Other memorable moments include climbing a tree with Timothy Leary to discuss business, meeting Salvador Dali, shooting a film at Mickey Hart's Ranch in 1971 featuring Jerry Garcia and The New Riders of the Purple Sage, Reality One Group and David Crosby.
He’s worked across several mediums from oil to acrylic, sculpture to animation. From brushes to airbrushes, canvas to board, glass to bronze.
Vibrata Chromodoris
Vibrata Chromodoris (Canadian, b. 1967) creates symmetrical, geometrically patterned abstract paintings and sculptures in the San Francisco Bay Area.
Formally trained in traditional fine art techniques and self-taught in digital graphic arts, she has recently settled into a studio practice after years of contributing art at multimedia events and festivals. From 2012 to 2019, she was regularly awarded production grants by False Profit LLC, the Do Lab, and CFAEA.
As a lecturer and presenter, Vibrata was featured at CoSM Visionary Painting Intensive in New York in 2015 and Bicycle Day in San Francisco in 2012. Her work has been featured in such publications as the Entheogen Review, and the CoSM Journal of Visionary Culture.
Vibrata practices in a transitional zone where low-tech analog and high-tech digital media intersect, mixing paint, wood, and paper with Adobe Illustrator, and employing machines as familiar as an office laser printer or as imposing as an industrial CNC router.
Rhythm, repetitive patterning and beguiling perceptual distortions appear in 2D and 3D pieces that are hypnotic and vibrating. The imagery gives an understated nod to 60s op art and post-painterly abstraction, while incorporating narrative elements.
In observing her work, symbols often emerge, suggesting letters from an alien alphabet. This phenomenon hints at Vibrata's graphic design influence, creating an intriguing visual language.
A. Andrew Gonzalez
A. Andrew Gonzalez is an internationally renowned, self-taught artist from San Antonio, Texas USA and currently living in France.

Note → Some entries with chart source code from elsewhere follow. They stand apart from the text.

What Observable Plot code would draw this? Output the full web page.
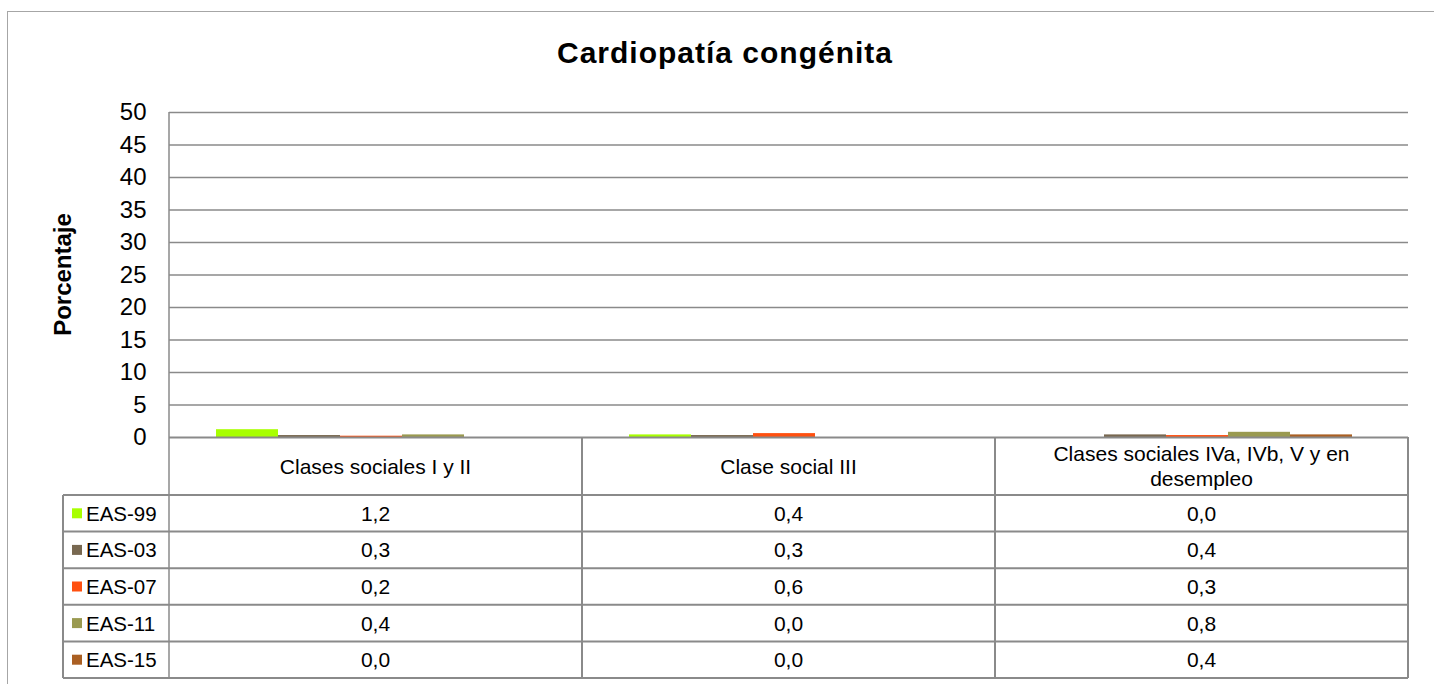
<!DOCTYPE html>
<html>
<head>
<meta charset="utf-8">
<script src="https://cdn.jsdelivr.net/npm/d3@7"></script>
<script src="https://cdn.jsdelivr.net/npm/@observablehq/plot@0.6"></script>
<style>
  html, body { margin: 0; padding: 0; background: #fff; overflow: hidden; }
  #wrap { position: relative; width: 1434px; height: 684px; font-family: "Liberation Sans", Arial, sans-serif; }
  #border { position: absolute; left: 7px; top: 11px; width: 1600px; height: 800px; border-left: 1px solid #a6a6a6; border-top: 1px solid #a6a6a6; }
  #title { position: absolute; left: 16px; width: 1418px; top: 38px; line-height: 30px; text-align: center; font-weight: bold; font-size: 30px; letter-spacing: 1px; color: #000; }
  #chart { position: absolute; left: 0; top: 0; }
</style>
</head>
<body>
<div id="wrap">
  <div id="border"></div>
  <div id="chart"></div>
  <div id="title">Cardiopatía congénita</div>
</div>
<script>
// ---- Data ----
const categories = ["Clases sociales I y II", "Clase social III", "Clases sociales IVa, IVb, V y en desempleo"];
const categoryLabels = ["Clases sociales I y II", "Clase social III", "Clases sociales IVa, IVb, V y en\ndesempleo"];
const series = ["EAS-99", "EAS-03", "EAS-07", "EAS-11", "EAS-15"];
const eas99 = [1.2, 0.4, 0.0];
const eas03 = [0.3, 0.3, 0.4];
const eas07 = [0.2, 0.6, 0.3];
const eas11 = [0.4, 0.0, 0.8];
const eas15 = [0.0, 0.0, 0.4];
const seriesColors = ["#a8ff00", "#786850", "#ff5010", "#9a9a50", "#aa5f22"];
const yTicks = [0, 5, 10, 15, 20, 25, 30, 35, 40, 45, 50];

const seriesValues = [eas99, eas03, eas07, eas11, eas15];
const rows = [];
series.forEach((s, i) => categories.forEach((c, j) => rows.push({series: s, cat: c, value: seriesValues[i][j]})));

const W = 1434, H = 684;
const plot = Plot.plot({
  width: W,
  height: H,
  marginLeft: 169,
  marginRight: 26,
  marginTop: 112,
  marginBottom: 247,
  style: {fontFamily: "Liberation Sans, Arial, sans-serif", fontSize: "24px", color: "#000", background: "transparent", overflow: "visible"},
  facet: {data: rows, x: "cat"},
  fx: {domain: categories, padding: 0, axis: null, label: null},
  x: {domain: series, axis: null, paddingInner: 0, paddingOuter: 0.78, align: 0.46},
  y: {domain: [0, 50], ticks: yTicks, tickSize: 0, tickPadding: 23, label: null, tickFormat: d => String(d)},
  color: {domain: series, range: seriesColors},
  marks: [
    Plot.ruleY(yTicks.slice(1), {stroke: "#8a8a8a", strokeWidth: 1.3, strokeOpacity: 1}),
    Plot.barY(rows, {x: "series", y: "value", fill: "series", inset: 0}),
    Plot.ruleY([0], {stroke: "#8a8a8a", strokeWidth: 2, strokeOpacity: 1})
  ]
});
document.getElementById("chart").appendChild(plot);

// ---- Table and extra labels using the plot's scales ----
const fxd = plot.scale("fx");
const yd = plot.scale("y");
const fx = d3.scaleBand().domain(fxd.domain).range(fxd.range).paddingInner(0).paddingOuter(0);
const ys = d3.scaleLinear().domain(yd.domain).range(yd.range);
const y0 = ys(0), yTop = ys(50);
const left = fx.range()[0], right = fx.range()[1];
const tableLeft = 63;
const headerH = 58, rowH = 36.6;
const rowTop = y0 + headerH;
const tableBottom = rowTop + rowH * series.length;
const svg = d3.select(plot);
const g = svg.append("g").attr("font-family", "Liberation Sans, Arial, sans-serif").attr("fill", "#000");
const lineColor = "#8a8a8a";

// y axis line continues through table
g.append("line").attr("x1", left).attr("x2", left).attr("y1", yTop).attr("y2", tableBottom)
  .attr("stroke", lineColor).attr("stroke-width", 1.5);
// horizontal table lines
for (let k = 0; k <= series.length; k++) {
  const yy = rowTop + k * rowH;
  g.append("line").attr("x1", tableLeft).attr("x2", right).attr("y1", yy).attr("y2", yy)
    .attr("stroke", lineColor).attr("stroke-width", 2);
}
// vertical lines
g.append("line").attr("x1", tableLeft).attr("x2", tableLeft).attr("y1", rowTop).attr("y2", tableBottom)
  .attr("stroke", lineColor).attr("stroke-width", 2);
categories.forEach(c => {
  const xr = fx(c) + fx.bandwidth();
  g.append("line").attr("x1", xr).attr("x2", xr).attr("y1", y0).attr("y2", tableBottom)
    .attr("stroke", lineColor).attr("stroke-width", 2);
});
// header labels
categories.forEach((c, j) => {
  const lines = categoryLabels[j].split("\n");
  const cx = fx(c) + fx.bandwidth() / 2;
  const cy = y0 + headerH / 2;
  lines.forEach((ln, li) => {
    g.append("text").attr("x", cx).attr("y", cy + (li - (lines.length - 1) / 2) * 25)
      .attr("text-anchor", "middle").attr("dominant-baseline", "central")
      .attr("font-size", 21).text(ln);
  });
});
// rows
series.forEach((s, i) => {
  const cy = rowTop + rowH * (i + 0.5);
  g.append("rect").attr("x", 72).attr("y", cy - 5).attr("width", 10).attr("height", 10).attr("fill", seriesColors[i]);
  g.append("text").attr("x", 86).attr("y", cy).attr("text-anchor", "start").attr("dominant-baseline", "central").attr("font-size", 20.5).text(s);
  categories.forEach((c, j) => {
    g.append("text").attr("x", fx(c) + fx.bandwidth() / 2).attr("y", cy)
      .attr("text-anchor", "middle").attr("dominant-baseline", "central").attr("font-size", 21)
      .text(seriesValues[i][j].toFixed(1).replace(".", ","));
  });
});
// y axis title
g.append("text").attr("transform", `translate(62.5,${(y0 + yTop) / 2}) rotate(-90)`)
  .attr("text-anchor", "middle").attr("dominant-baseline", "central")
  .attr("font-size", 24).attr("font-weight", "bold").text("Porcentaje");
</script>
</body>
</html>
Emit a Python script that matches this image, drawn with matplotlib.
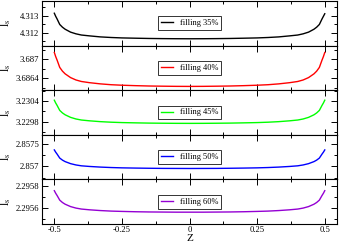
import matplotlib
matplotlib.use('Agg')
import matplotlib.pyplot as plt
from matplotlib.ticker import MultipleLocator

plt.rcParams['font.family'] = ['Liberation Serif', 'DejaVu Serif']
plt.rcParams['mathtext.fontset'] = 'stix'

z = [-0.5, -0.495, -0.49, -0.48, -0.47, -0.46, -0.44, -0.42, -0.40, -0.37, -0.33, -0.29,
     -0.25, -0.2, -0.15, -0.1, -0.05, 0.0, 0.05, 0.1, 0.15, 0.2, 0.25, 0.29, 0.33, 0.37,
     0.40, 0.42, 0.44, 0.46, 0.47, 0.48, 0.49, 0.495, 0.5]

ls_35 = [4.31315, 4.31297, 4.31282, 4.31249, 4.31233, 4.31221, 4.31204, 4.31194, 4.31187,
         4.31182, 4.31176, 4.311725, 4.3117, 4.311683, 4.311668, 4.311659, 4.311653, 4.31165,
         4.311653, 4.311659, 4.311668, 4.311683, 4.3117, 4.311725, 4.31176, 4.31182, 4.31187,
         4.31194, 4.31204, 4.31221, 4.31233, 4.31249, 4.31282, 4.31297, 4.31312]
ls_40 = [3.68722, 3.68709, 3.686982, 3.686745, 3.686626, 3.68654, 3.686421, 3.686345, 3.686297,
         3.686259, 3.686221, 3.686194, 3.686178, 3.686164, 3.686153, 3.686147, 3.686142, 3.68614,
         3.686142, 3.686147, 3.686153, 3.686164, 3.686178, 3.686194, 3.686221, 3.686259, 3.686297,
         3.686345, 3.686421, 3.68654, 3.686626, 3.686745, 3.686982, 3.68709, 3.68722]
ls_45 = [3.23042, 3.23034, 3.230273, 3.230125, 3.230052, 3.229998, 3.229924, 3.229877, 3.229847,
         3.229824, 3.2298, 3.229784, 3.229773, 3.229765, 3.229758, 3.229754, 3.229751, 3.22975,
         3.229751, 3.229754, 3.229758, 3.229765, 3.229773, 3.229784, 3.2298, 3.229824, 3.229847,
         3.229877, 3.229924, 3.229998, 3.230052, 3.230125, 3.230273, 3.23034, 3.23042]
ls_50 = [2.85736, 2.857311, 2.85727, 2.85718, 2.857135, 2.857102, 2.857057, 2.857028, 2.857009,
         2.856995, 2.856981, 2.856971, 2.856964, 2.856959, 2.856955, 2.856952, 2.856951, 2.85695,
         2.856951, 2.856952, 2.856955, 2.856959, 2.856964, 2.856971, 2.856981, 2.856995, 2.857009,
         2.857028, 2.857057, 2.857102, 2.857135, 2.85718, 2.85727, 2.857311, 2.85736]
ls_60 = [2.29576, 2.295736, 2.295716, 2.295672, 2.29565, 2.295634, 2.295612, 2.295598, 2.295589,
         2.295582, 2.295575, 2.29557, 2.295567, 2.295564, 2.295562, 2.295561, 2.29556, 2.29556,
         2.29556, 2.295561, 2.295562, 2.295564, 2.295567, 2.29557, 2.295575, 2.295582, 2.295589,
         2.295598, 2.295612, 2.295634, 2.29565, 2.295672, 2.295716, 2.295736, 2.29576]

series = [ls_35, ls_40, ls_45, ls_50, ls_60]
labels = ['filling 35%', 'filling 40%', 'filling 45%', 'filling 50%', 'filling 60%']
colors = ['#000000', '#ff0000', '#00ff00', '#0000ff', '#9400d3']
ylims = [(4.31125, 4.31387), (3.68602, 3.68744), (3.22942, 3.23071),
         (2.856709, 2.857695), (2.29545, 2.295865)]
yticks = [[4.312, 4.313], [3.6864, 3.687], [3.2298, 3.2304], [2.857, 2.8575], [2.2956, 2.2958]]
yticklabels = [['4.312', '4.313'], ['3.6864', '3.687'], ['3.2298', '3.2304'],
               ['2.857', '2.8575'], ['2.2956', '2.2958']]
yminor = [0.0005, 0.0003, 0.0003, 0.00025, 0.0001]
xticks = [-0.5, -0.25, 0, 0.25, 0.5]
xticklabels = ['-0.5', '-0.25', '0', '0.25', '0.5']

fig, axes = plt.subplots(5, 1, figsize=(3.4, 2.44), dpi=100, sharex=True)
fig.subplots_adjust(left=0.124, right=0.991, top=0.996, bottom=0.082, hspace=0)

for i, ax in enumerate(axes):
    ax.plot(z, series[i], color=colors[i], lw=1.0, label=labels[i])
    ax.set_xlim(-0.545, 0.545)
    ax.set_ylim(*ylims[i])
    ax.set_yticks(yticks[i], yticklabels[i])
    ax.yaxis.set_minor_locator(MultipleLocator(yminor[i]))
    ax.xaxis.set_minor_locator(MultipleLocator(0.125))
    ax.tick_params(which='both', direction='in', top=True, right=True, labelsize=6.2,
                   width=0.7, pad=2)
    ax.tick_params(which='major', length=4)
    ax.tick_params(which='minor', length=2)
    for sp in ax.spines.values():
        sp.set_linewidth(0.8)
    ax.set_ylabel('l$_\\mathrm{s}$', fontsize=8.5)
    # label's right edge sits around x=12 px
    ax.yaxis.set_label_coords(-0.098, 0.5)
    leg = ax.legend(loc='center', bbox_to_anchor=(0.5, 0.5), fontsize=6, frameon=True,
                    fancybox=False, handlelength=1.5, handletextpad=0.8,
                    borderpad=0.35, borderaxespad=0)
    leg.get_frame().set_edgecolor('black')
    leg.get_frame().set_linewidth(0.7)

axes[-1].set_xticks(xticks, xticklabels)
axes[-1].tick_params(axis='x', pad=1.5)
axes[-1].set_xlabel('Z', fontsize=8, va='top')
axes[-1].xaxis.set_label_coords(0.5, -0.215)

fig.savefig('out.png', dpi=100, facecolor='white')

His work can be found in museums, galleries and collections, both public and private. He’s known for the unique sculptural look of his paintings, as well as their power to move and inspire the viewer.

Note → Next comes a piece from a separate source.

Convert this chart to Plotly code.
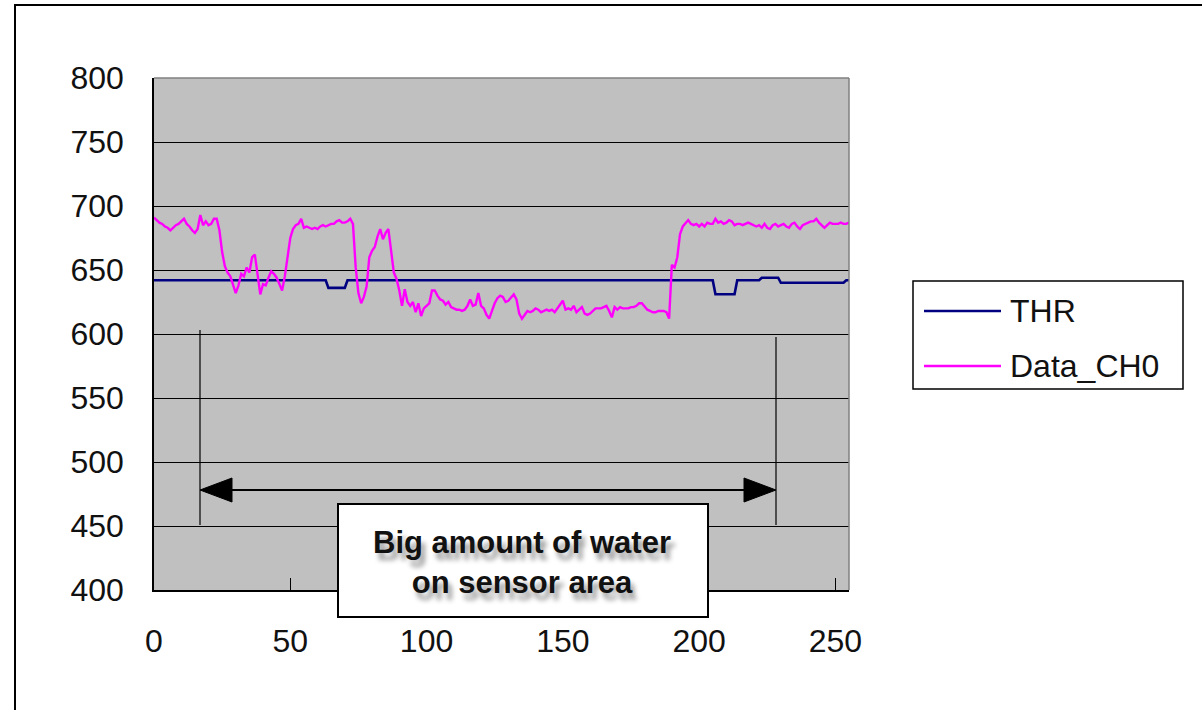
import plotly.graph_objects as go

# Sample index (0..255) and the two captured signals
sample = list(range(256))

data_ch0 = [
    691, 689, 687, 686, 684, 683, 681, 683, 685, 686, 688, 690, 686, 684, 681, 679,
    682, 693, 685, 688, 685, 686, 690, 690, 681, 664, 653, 648, 645, 639, 632, 638,
    647, 645, 652, 648, 660, 662, 648, 631, 639, 638, 644, 649, 647, 644, 639, 634,
    645, 662, 675, 682, 685, 686, 690, 683, 684, 683, 682, 683, 682, 684, 685, 684,
    685, 686, 686, 688, 689, 687, 687, 688, 690, 686, 652, 632, 624, 629, 637, 660,
    665, 668, 676, 682, 674, 679, 682, 665, 648, 643, 634, 622, 635, 625, 622, 625,
    617, 624, 614, 620, 622, 624, 634, 634, 630, 627, 626, 623, 625, 621, 620, 619,
    619, 618, 619, 622, 627, 622, 623, 632, 622, 620, 615, 612, 618, 624, 628, 630,
    629, 625, 626, 629, 631, 627, 616, 612, 615, 618, 617, 618, 620, 619, 617, 618,
    619, 618, 619, 617, 620, 623, 626, 619, 620, 619, 622, 617, 619, 621, 616, 615,
    616, 618, 620, 620, 620, 621, 622, 618, 613, 621, 619, 621, 620, 620, 620, 621,
    621, 622, 624, 624, 621, 619, 618, 617, 617, 618, 618, 618, 617, 612, 654, 652,
    660, 678, 684, 687, 689, 686, 685, 686, 684, 686, 684, 687, 686, 686, 690, 687,
    688, 686, 687, 689, 688, 685, 686, 686, 685, 686, 687, 686, 685, 684, 685, 683,
    686, 683, 682, 685, 686, 684, 685, 686, 684, 683, 686, 687, 684, 682, 685, 686,
    687, 688, 688, 690, 687, 685, 683, 685, 687, 686, 686, 686, 687, 686, 686, 687,
]

thr = [
    642, 642, 642, 642, 642, 642, 642, 642, 642, 642, 642, 642, 642, 642, 642, 642,
    642, 642, 642, 642, 642, 642, 642, 642, 642, 642, 642, 642, 642, 642, 642, 642,
    642, 642, 642, 642, 642, 642, 642, 642, 642, 642, 642, 642, 642, 642, 642, 642,
    642, 642, 642, 642, 642, 642, 642, 642, 642, 642, 642, 642, 642, 642, 642, 642,
    636, 636, 636, 636, 636, 636, 636, 642, 642, 642, 642, 642, 642, 642, 642, 642,
    642, 642, 642, 642, 642, 642, 642, 642, 642, 642, 642, 642, 642, 642, 642, 642,
    642, 642, 642, 642, 642, 642, 642, 642, 642, 642, 642, 642, 642, 642, 642, 642,
    642, 642, 642, 642, 642, 642, 642, 642, 642, 642, 642, 642, 642, 642, 642, 642,
    642, 642, 642, 642, 642, 642, 642, 642, 642, 642, 642, 642, 642, 642, 642, 642,
    642, 642, 642, 642, 642, 642, 642, 642, 642, 642, 642, 642, 642, 642, 642, 642,
    642, 642, 642, 642, 642, 642, 642, 642, 642, 642, 642, 642, 642, 642, 642, 642,
    642, 642, 642, 642, 642, 642, 642, 642, 642, 642, 642, 642, 642, 642, 642, 642,
    642, 642, 642, 642, 642, 642, 642, 642, 642, 642, 642, 642, 642, 642, 631, 631,
    631, 631, 631, 631, 631, 631, 642, 642, 642, 642, 642, 642, 642, 642, 642, 644,
    644, 644, 644, 644, 644, 644, 640, 640, 640, 640, 640, 640, 640, 640, 640, 640,
    640, 640, 640, 640, 640, 640, 640, 640, 640, 640, 640, 640, 640, 640, 642, 642,
]

y_ticks = [400, 450, 500, 550, 600, 650, 700, 750, 800]
x_ticks = [0, 50, 100, 150, 200, 250]

series_names = ["THR", "Data_CH0"]
series_colors = ["#000080", "#FF00FF"]

note_text = "Big amount of water<br>on sensor area"

# Canvas / plot-area geometry (pixels)
W, H = 1202, 710
L, R, T, B = 154, 353, 78, 120
PW, PH = W - L - R, H - T - B

X_MAX = 255
Y_MIN, Y_MAX = 400, 800


def px(x):
    """Canvas pixel column -> paper x."""
    return (x - L) / PW


def py(y):
    """Canvas pixel row -> paper y."""
    return (H - B - y) / PH


def dx(x):
    """Canvas pixel column -> data x."""
    return (x - L) / PW * X_MAX


def dy(y):
    """Canvas pixel row -> data y."""
    return Y_MIN + (H - B - y) / PH * (Y_MAX - Y_MIN)


FONT = "Liberation Sans, Arial, sans-serif"

fig = go.Figure()
fig.add_trace(go.Scatter(x=sample, y=thr, mode="lines", name=series_names[0],
                         line=dict(color=series_colors[0], width=2.6)))
fig.add_trace(go.Scatter(x=sample, y=data_ch0, mode="lines", name=series_names[1],
                         line=dict(color=series_colors[1], width=2.4)))

shapes = []

# outer chart frame (only the top and left edges fall inside the canvas)
shapes.append(dict(type="rect", xref="paper", yref="paper",
                   x0=px(15), x1=px(1260), y0=py(5), y1=py(760),
                   line=dict(color="#000000", width=2), fillcolor="rgba(0,0,0,0)",
                   layer="below"))

# grey plot-area border on the top and right edges
shapes.append(dict(type="line", xref="paper", yref="paper", x0=0, x1=1, y0=1, y1=1,
                   line=dict(color="#808080", width=1.5), layer="above"))
shapes.append(dict(type="line", xref="paper", yref="paper", x0=1, x1=1, y0=0, y1=1,
                   line=dict(color="#808080", width=1.5), layer="above"))

# span markers for the wet region
span_left, span_right = dx(200), dx(776)
shapes.append(dict(type="line", xref="x", yref="y", x0=span_left, x1=span_left,
                   y0=dy(330), y1=dy(525), line=dict(color="#000000", width=1.2),
                   layer="above"))
shapes.append(dict(type="line", xref="x", yref="y", x0=span_right, x1=span_right,
                   y0=dy(337), y1=dy(525), line=dict(color="#000000", width=1.2),
                   layer="above"))

# double-headed arrow
arrow_y = dy(490)
head_len = 32 / PW * X_MAX
head_half = 12 / PH * (Y_MAX - Y_MIN)
shapes.append(dict(type="line", xref="x", yref="y", x0=span_left + head_len * 0.5,
                   x1=span_right - head_len * 0.5, y0=arrow_y, y1=arrow_y,
                   line=dict(color="#000000", width=2), layer="above"))
shapes.append(dict(type="path", xref="x", yref="y",
                   path=(f"M {span_left} {arrow_y} "
                         f"L {span_left + head_len} {arrow_y + head_half} "
                         f"L {span_left + head_len} {arrow_y - head_half} Z"),
                   fillcolor="#000000", line=dict(color="#000000", width=1), layer="above"))
shapes.append(dict(type="path", xref="x", yref="y",
                   path=(f"M {span_right} {arrow_y} "
                         f"L {span_right - head_len} {arrow_y + head_half} "
                         f"L {span_right - head_len} {arrow_y - head_half} Z"),
                   fillcolor="#000000", line=dict(color="#000000", width=1), layer="above"))

# callout box
shapes.append(dict(type="rect", xref="paper", yref="paper",
                   x0=px(338), x1=px(708), y0=py(617), y1=py(504),
                   fillcolor="#FFFFFF", line=dict(color="#000000", width=2), layer="above"))

# legend box with long sample lines
shapes.append(dict(type="rect", xref="paper", yref="paper",
                   x0=px(913), x1=px(1183), y0=py(389), y1=py(281),
                   fillcolor="#FFFFFF", line=dict(color="#000000", width=1.5),
                   layer="above"))
legend_rows = [311, 366]
for row, color in zip(legend_rows, series_colors):
    shapes.append(dict(type="line", xref="paper", yref="paper",
                       x0=px(924), x1=px(1001), y0=py(row), y1=py(row),
                       line=dict(color=color, width=2.6), layer="above"))

annotations = [
    dict(text=note_text, xref="paper", yref="paper", x=px(522), y=py(562),
         xanchor="center", yanchor="middle", showarrow=False, align="center",
         font=dict(family=FONT, size=31, color="#111111", weight="bold",
                   shadow="4px 7px 5px rgba(0,0,0,0.4)")),
]
for row, name in zip(legend_rows, series_names):
    annotations.append(dict(text=name, xref="paper", yref="paper", x=px(1008), y=py(row),
                            xanchor="left", yanchor="middle", showarrow=False,
                            font=dict(family=FONT, size=32, color="#111111")))

fig.update_layout(
    width=W, height=H, autosize=False,
    margin=dict(l=L, r=R, t=T, b=B, pad=0),
    paper_bgcolor="#FFFFFF",
    plot_bgcolor="#C0C0C0",
    showlegend=False,
    font=dict(family=FONT, size=32, color="#111111"),
    shapes=shapes,
    annotations=annotations,
    xaxis=dict(range=[0, X_MAX], tickvals=x_ticks, ticktext=[str(v) for v in x_ticks],
               showgrid=False, zeroline=False, showline=True, linecolor="#000000",
               linewidth=1.5, ticks="inside", ticklen=12, tickwidth=1.2,
               tickcolor="#000000", ticklabelstandoff=22,
               tickfont=dict(family=FONT, size=32, color="#111111")),
    yaxis=dict(range=[Y_MIN, Y_MAX], tickvals=y_ticks, ticktext=[str(v) for v in y_ticks],
               showgrid=True, gridcolor="#000000", gridwidth=1, zeroline=False,
               showline=True, linecolor="#000000", linewidth=1.5, ticks="inside",
               ticklen=12, tickwidth=1.2, tickcolor="#000000", ticklabelstandoff=22,
               tickfont=dict(family=FONT, size=32, color="#111111")),
)

fig.write_html("out.html")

As a recognized master of airbrushing, Andrew Gonzalez brings together a unique subtractive painting technique with the classical idealization of the human figure and animal spirits to create exalted imagery with spiritual and visionary themes. The artist describes his process as “soul work” and much like the poets of the Fedeli d' Amore, he inspires to create “mystical love poems to the soul”.
Andrew Gonzalez developed his own signature style, pursuing transfigurative themes in graceful figure drawing where the body reflects the elevation of the soul. Through synchronistic experiences, profound dreams and lucid dreaming, he experienced a deep creative transformation, intensifying his exploration into esoteric symbolism, comparative mythology and all subjects related to the sacred imagination.
The artist describes his style as “a visionary revival of the Romantic, the Symbolist and the Idealist Art aesthetic”. His focus is on the figure as both temple and vessel, sublimed by transformative forces. He captures his subjects suspended in an ecstatic moment; poised on the threshold of a new birth.
Getting To CoSM:
CoSM is 65 miles north of New York City and accessible by Metro North Train leaving hourly from Grand Central Station.
Parking Arrangements:
Limited on-site parking is available. Once on-site parking is full, our team will direct you to the New Hamburg Train Station, a mile away, for free parking. A free shuttle will transport you to the grounds and will be running from 3pm until the end of the event. Carpoolers can drop off passengers on-site before parking remotely.
Things to Note:
- No pets of any kind are allowed on CoSM property.
- No food or open liquids are allowed in Entheon. Small backpacks must be worn on the front of the body or left in the coatroom. XL bags are not permitted in the building.